Featured image courtesy of Kostas Mountzoureas
Dozens of local and international musicians will gather in the heart of Melbourne, Australia on March 23, 2019 to celebrate the city’s second annual Rebetiko Festival.
The event will take place in the Melbourne Recital Centre near the city center and will draw in performers from countries as far as the United States, Greece and Japan.
“The program’s broader than last time. We’ve also got people that aren’t necessarily Greek but play Greek music,” Artistic Director Con Kalamaras told The Pappas Post. “I think it’s a very Melbourne story as well because Melbourne is such a multicultural city.”
This year’s festival headliner is Rebetien, a five-member Athens-based group which performs rebetiko as well as other traditional Greek genres.
The lineup features other performers such as Atsushi Tookaya, a Japan-based artist who plays mostly 1940s rebetika songs.
“It’s fantastic,” Kalamaras said. “It certainly brings a different angle toward [the festival] that we didn’t expect”

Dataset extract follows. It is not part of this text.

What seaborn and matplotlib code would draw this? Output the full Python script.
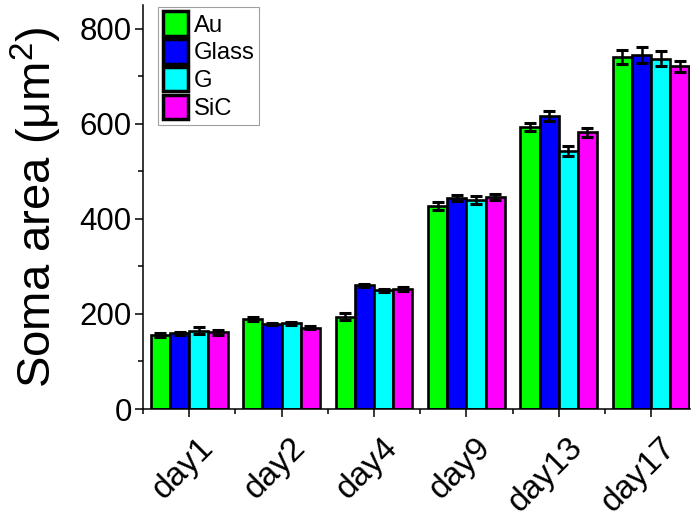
import matplotlib
matplotlib.use("Agg")
import matplotlib.pyplot as plt
import matplotlib.transforms as mtransforms
from matplotlib.patches import Patch
from matplotlib.ticker import MultipleLocator, FixedLocator
import numpy as np
import pandas as pd
import seaborn as sns

days = ["day1", "day2", "day4", "day9", "day13", "day17"]
surfaces = ["Au", "Glass", "G", "SiC"]
colors = ["#00ff00", "#0000ff", "#00ffff", "#ff00ff"]

# mean soma area per surface, one value per day
au = [156, 189, 194, 427, 593, 740]
glass = [159, 179, 260, 444, 616, 745]
g = [165, 180, 250, 440, 543, 737]
sic = [161, 171, 252, 446, 582, 721]

# error bars (SEM)
au_err = [4, 4, 7, 8, 9, 15]
glass_err = [4, 3, 3, 7, 10, 16]
g_err = [7, 4, 3, 9, 11, 16]
sic_err = [5, 3, 4, 6, 9, 11]

means = [au, glass, g, sic]
errs = [au_err, glass_err, g_err, sic_err]

df = pd.DataFrame({
    "day": np.tile(days, len(surfaces)),
    "surface": np.repeat(surfaces, len(days)),
    "area": np.concatenate(means),
})

sns.set_style("ticks")
plt.rcParams["font.family"] = ["Liberation Sans", "DejaVu Sans"]
plt.rcParams["mathtext.fontset"] = "custom"
plt.rcParams["mathtext.rm"] = "Liberation Sans"
for k in ["text.color", "axes.labelcolor", "xtick.color", "ytick.color", "axes.edgecolor"]:
    plt.rcParams[k] = "black"

fig = plt.figure(figsize=(6.92, 5.18), dpi=100)
ax = fig.add_axes([0.2066, 0.2104, 0.7904, 0.7799])

sns.barplot(data=df, x="day", y="area", hue="surface", order=days,
            hue_order=surfaces, palette=colors, errorbar=None, width=0.83,
            edgecolor="black", linewidth=1.9, saturation=1, legend=False, ax=ax)

for bars, err in zip(ax.containers, errs):
    xs = [b.get_x() + b.get_width() / 2 for b in bars]
    ys = [b.get_height() for b in bars]
    ax.errorbar(xs, ys, yerr=err, fmt="none", ecolor="black",
                elinewidth=1.8, capsize=4, capthick=2.2, zorder=5)

ax.set_ylim(0, 850)
ax.set_xlim(-0.5, 5.42)
ax.yaxis.set_major_locator(MultipleLocator(200))
ax.yaxis.set_minor_locator(MultipleLocator(100))
ax.xaxis.set_minor_locator(FixedLocator(np.arange(-0.5, 5, 1)))

sns.despine(ax=ax)
for sp in ["left", "bottom"]:
    ax.spines[sp].set_linewidth(1.1)
ax.tick_params(axis="both", which="major", length=6, width=1.1,
               color="black", pad=2)
ax.tick_params(axis="y", labelsize=22.5)
ax.tick_params(axis="x", labelsize=24)
ax.tick_params(axis="both", which="minor", length=3.5, width=1.1, color="black")

ax.set_xlabel("")
ax.set_ylabel("Soma area (μm$^2$)", fontsize=34, labelpad=11)

offset = mtransforms.ScaledTranslation(6 / 72, -8.5 / 72, fig.dpi_scale_trans)
for lab in ax.get_xticklabels():
    lab.set_rotation(45)
    lab.set_ha("right")
    lab.set_va("top")
    lab.set_rotation_mode("anchor")
    lab.set_transform(lab.get_transform() + offset)

handles = [Patch(facecolor=c, edgecolor="black", linewidth=2.5) for c in colors]
leg = ax.legend(handles, surfaces, loc="upper left", bbox_to_anchor=(0.027, 0.996),
                fontsize=17.2, frameon=True, fancybox=False, edgecolor="#888888",
                handlelength=1.05, handleheight=1.2, labelspacing=0.1,
                handletextpad=0.25, borderpad=0.2, borderaxespad=0.0)
leg.get_frame().set_linewidth(0.8)

fig.savefig("out.png", dpi=100)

Born in Melbourne and raised in Athens, Greece, Kalamaras said the festival began unofficially in 2016 when he his friend Kon Karamountzos gathered local artists for what they called a “pilot” program.
Since then, the festival has garnered financial support from the Municipality of Melbourne and the Victorian Multicultural Commision as well as media support from local outlets such as Neos Kosmos, PBS FM and the Australian Broadcasting Company.
“It just kind of exploded,” Kalamaras said. “It’s become a kind of media machine.”
First introduced to Greek music at the age of 8, the artistic director said he started planning the 2019 Rebetiko Festival nearly a year in advance. Aside from the festival he organizes four concerts per year and performs at rebetiko events two to three times every week.
“I started organizing events because I feel like this music needs to be in the right venue for it to be appreciated,” he said. “When it’s in a restaurant it’s hard for it to be communicated in the right way, but it’s when in a classical theater it’s easier to showcase the music properly.”
Rebetiko, also known as Greek Blues, is urban improvised music which melds Byzantine, Turkish, Greek, Sephardic, Jazz and other forms. The genre is often associated with song and dance that spread among the urban working-class populations in Smyrna (Izmir, Turkey) and Constantinople (Istanbul) around the turn of the 20th century.
Kalamaras called the genre a “cultural snapshot” of Greece’s past, adding that it continues to be just as relevant today as during the 1920s.
“Songs that my grandfather listened to I could listen to now and say, ‘Wow, that’s a cool song,’” he said. “It really captures a time a place that you can draw on 80 years later.”
In 2017, rebetiko was recognized by UNESCO as a member of the “list of the Intangible Cultural Heritage of Humanity.